Alternative energy sources are already being trialed. The use of photovoltaic arrays to generate electricity already plays a part in agriculture in Jersey today. The use of anaerobic digestion to reduce fossil fuel imports is being investigated.
One of the most controversial areas at the moment is the use of Genetically Modified crops. In 1999 the States adopted a proposition which stated that the Island authorities “take all possible steps to designate and maintain the Island of Jersey, free, from the growing of genetically modified organisms.”
The last Rural Economy Strategy called for the States to evaluate its position on GM crops. I fully appreciate the strong feelings on both sides of the argument, but we need to evaluate their current use. GM needs to be considered in its overall context balancing the risks and benefits of the technology – such as reducing the use of pesticides compared with the possible risks to the environment.

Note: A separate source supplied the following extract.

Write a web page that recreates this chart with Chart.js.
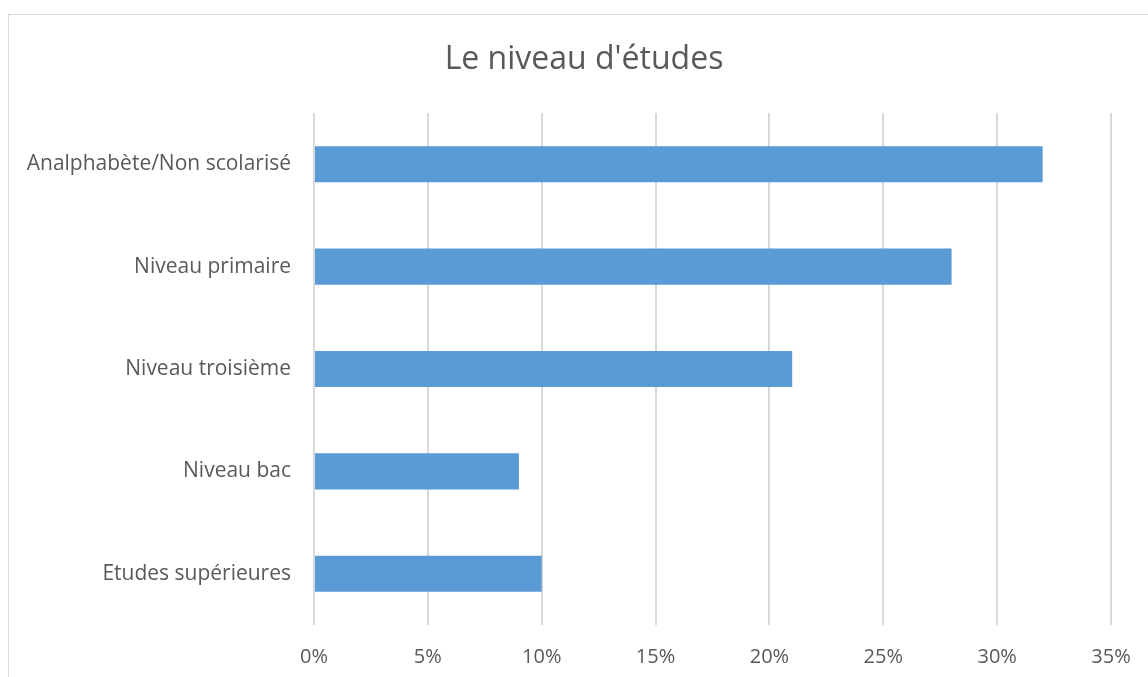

To put farming on a sustainable footing, it needs a highly skilled workforce.
Farming creates jobs.
We need entrepreneurial, ambitious people who have both the motivation to succeed and the skills to do so, and I’m happy today to see so many young farmers here. There is work to be done, however, on all sides to help our young people recognise the opportunity that some rural enterprises can provide.

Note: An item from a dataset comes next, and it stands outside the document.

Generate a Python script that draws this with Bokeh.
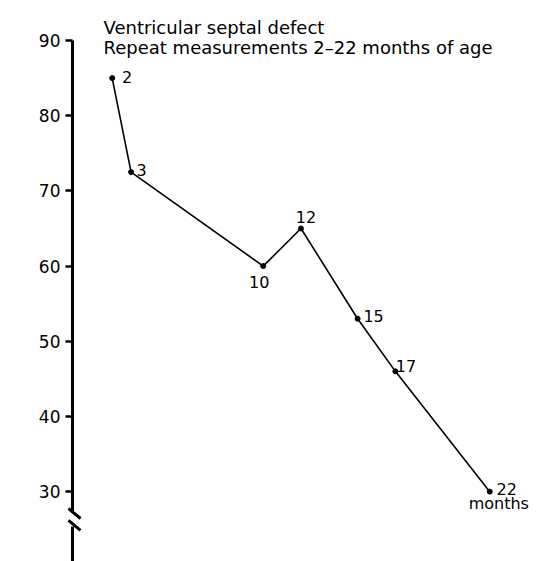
from bokeh.plotting import figure
from bokeh.models import Label, FixedTicker, Range1d
from bokeh.core.properties import value
from bokeh.embed import file_html
from bokeh.resources import INLINE
import math

# ---- data ----
months = [2, 3, 10, 12, 15, 17, 22]
mmhg = [85, 72.5, 60, 65, 53, 46, 30]
point_labels = ["2", "3", "10", "12", "15", "17", "22"]
y_ticks = [30, 40, 50, 60, 70, 80, 90]
title_lines = ["Ventricular  septal defect",
               "Repeat measurements 2\u201322 months of age"]
unit_label = "months"
y_label = "mmHg"

# ---- styling / layout ----
FONT = "DejaVu Sans"
label_dx = [15, 10.5, -4, 5, 16, 10.5, 17]
label_dy = [-1, -2.5, 15.5, -11, -3, -5, -3]

X0, X1 = -0.103, 24.74
Y0, Y1 = 20.71, 95.32

p = figure(width=541, height=561, output_backend="svg", toolbar_location=None,
           x_range=Range1d(X0, X1), y_range=Range1d(Y0, Y1),
           min_border_left=72, min_border_right=0, min_border_top=0,
           min_border_bottom=0, x_axis_location=None)
p.outline_line_color = None
p.grid.visible = False
p.background_fill_color = "white"
p.border_fill_color = "white"

ax = p.yaxis[0]
ax.ticker = FixedTicker(ticks=y_ticks)
ax.bounds = (27.23, 90)
ax.axis_line_width = 3
ax.axis_line_color = "black"
ax.major_tick_line_width = 2.5
ax.major_tick_out = 7
ax.major_tick_in = 0
ax.minor_tick_line_color = None
ax.major_label_text_font = FONT
ax.major_label_text_font_size = "17px"
ax.major_label_text_color = "black"
ax.major_label_standoff = 5

# lower piece of the broken axis and the break marks (decoration)
p.segment(x0=[X0], y0=[25.36], x1=[X0], y1=[Y0], line_width=3, color="black",
          level="overlay")
p.segment(x0=[X0 - 0.212, X0 - 0.212], y0=[27.76, 26.17],
          x1=[X0 + 0.424, X0 + 0.424], y1=[26.43, 24.84],
          line_width=3, color="black", level="overlay")

# data line and points
p.line(months, mmhg, line_width=1.6, color="black")
p.scatter(months, mmhg, size=5, color="black")

p.text(x=months, y=mmhg, text=point_labels, x_offset=label_dx, y_offset=label_dy,
       text_font=value(FONT), text_font_size="16px", text_align="center",
       text_baseline="middle", text_color="black", level="overlay")
p.text(x=[months[-1]], y=[mmhg[-1]], text=[unit_label], x_offset=[9], y_offset=[11.5],
       text_font=value(FONT), text_font_size="16px", text_align="center",
       text_baseline="middle", text_color="black", level="overlay")

# title
for i, t in enumerate(title_lines):
    p.add_layout(Label(x=1.54, y=[91.7, 89.07][i], text=t, text_font=FONT,
                       text_font_size="18px", text_align="left",
                       text_baseline="alphabetic", text_color="black"))

# y axis label
p.add_layout(Label(x=X0 - (52 / 18.88), y=55.3, text=y_label, angle=math.pi / 2,
                   text_font=FONT, text_font_size="17px", text_align="center",
                   text_baseline="middle", text_color="black"))

open("out.html", "w").write(file_html(p, INLINE))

They may have to start in the fields or packing sheds, but can go on to train in IT, land management, people management, animal husbandry, marketing and other skills needed within the industry. Very few young people in Rural Enterprise are going to start with a farm, land, sheds and tractors. Farm work is “different”, the work is hard, but there are a variety of opportunities that we have to help them recognise.
As well as Rural Enterprise producing food, creating jobs, diversifying the economy, the contribution most difficult to quantify is that of environmental protection, maintenance and enhancement.
It is usually lost on economists advising on our budgets, and sometimes even on my colleagues, to the fact that agriculture not only delivers a GVA* of £48M but it adds so much more value to our Island.
Being a small island, protection of the environment is vital and our natural resources are vulnerable to the weather and to the impacts of the population pressures. Therefore it is essential that these are protected to ensure that they are safe for generations to come.
Our countryside which, for the main part, is enhanced and maintained by the agricultural industry, underpins recreation, tourism, finance, in that it is a nice place to work or visit, and also our high net worth residents, who make significant contributions to our tax take, choose Jersey above other destinations citing our countryside as one of their deciding factors.
Rural Enterprise and farming is our Culture, our heritage and we are here today to hear about the various innovations taking place within the sector to help maintain it and drive it forward into the future – for all our benefits.’